Baffled by the shift

June 17, 1998
Issue 

Picture

Baffled by the shift

Blinded by the Sun
By Stephen Poliakoff
Directed by Sandra Bates
With Peter Kowitz, Lorraine Bayly, Andrew McFarlane, Tammy MacIntosh, Norman Kaye, Tina Bursill, Kate Fischer, Ron Graham
Ensemble Theatre
The Playhouse, Sydney Opera House

Review by Allen Myers

Set in the chemistry department of an English regional university, Blinded by the Sun centres on Albert, unexpectedly promoted to head a department whose claim to fame is two widely respected researchers.

One of these researchers, Christopher, announces that he has achieved a breakthrough in the search for a "sun battery" — a device that uses sunlight and a combination of catalysts to separate hydrogen from ordinary water.

Fame and fortune descend on Christopher and seem certain to rub off on the rest of the department. But then Albert begins to get doubts. Christopher has announced his results before publishing them in a scientific journal, citing the need to patent his process before disclosing it. Albert discovers evidence indicating that Christopher's demonstration may have been faked.

As the first act ends, we were on the edge of our seats to see how Albert's investigation would unfold and how it would impact on Christopher and on Elinor, the other researcher.

We returned from the 20-minute interval to discover that, onstage, four years had passed. Albert is now a well-known science populariser, with several successful books behind him. Christopher is at some other university, trying to rebuild his career. Joanna, the history student whose relationship with Albert formed an intriguing sub-plot in the first act, is in New York.

Even more disorienting than the unexpected passage of time and these unseen developments is a shift in plot focus to the impact of economic "rationalism" on the university. Albert, who during the interval has also undergone a personality change for which nothing in the first act prepared us, is now the hatchet man for cutbacks to the department.
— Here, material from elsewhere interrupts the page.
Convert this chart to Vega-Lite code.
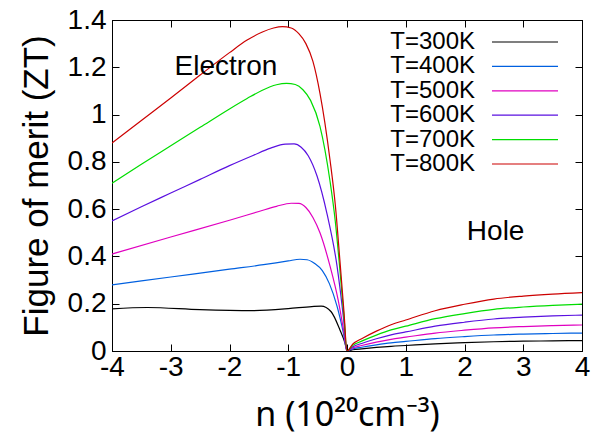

Playwright Stephen Poliakoff evidently saw some logical or dramatic link between the themes of the two acts. But in an effort to convince the audience, his characters spend much of the second act commenting on and trying to explain what happened in the first, so the brisk pace of the opening is another casualty.

Good performances from Peter Kowitz as Albert and Tammy MacIntosh as Joanna help to lift the evening, but I was amazed to read in the program that Blinded by the Sun won the 1996 Critics Circle Award in England. This is a bigger mystery than the sun battery.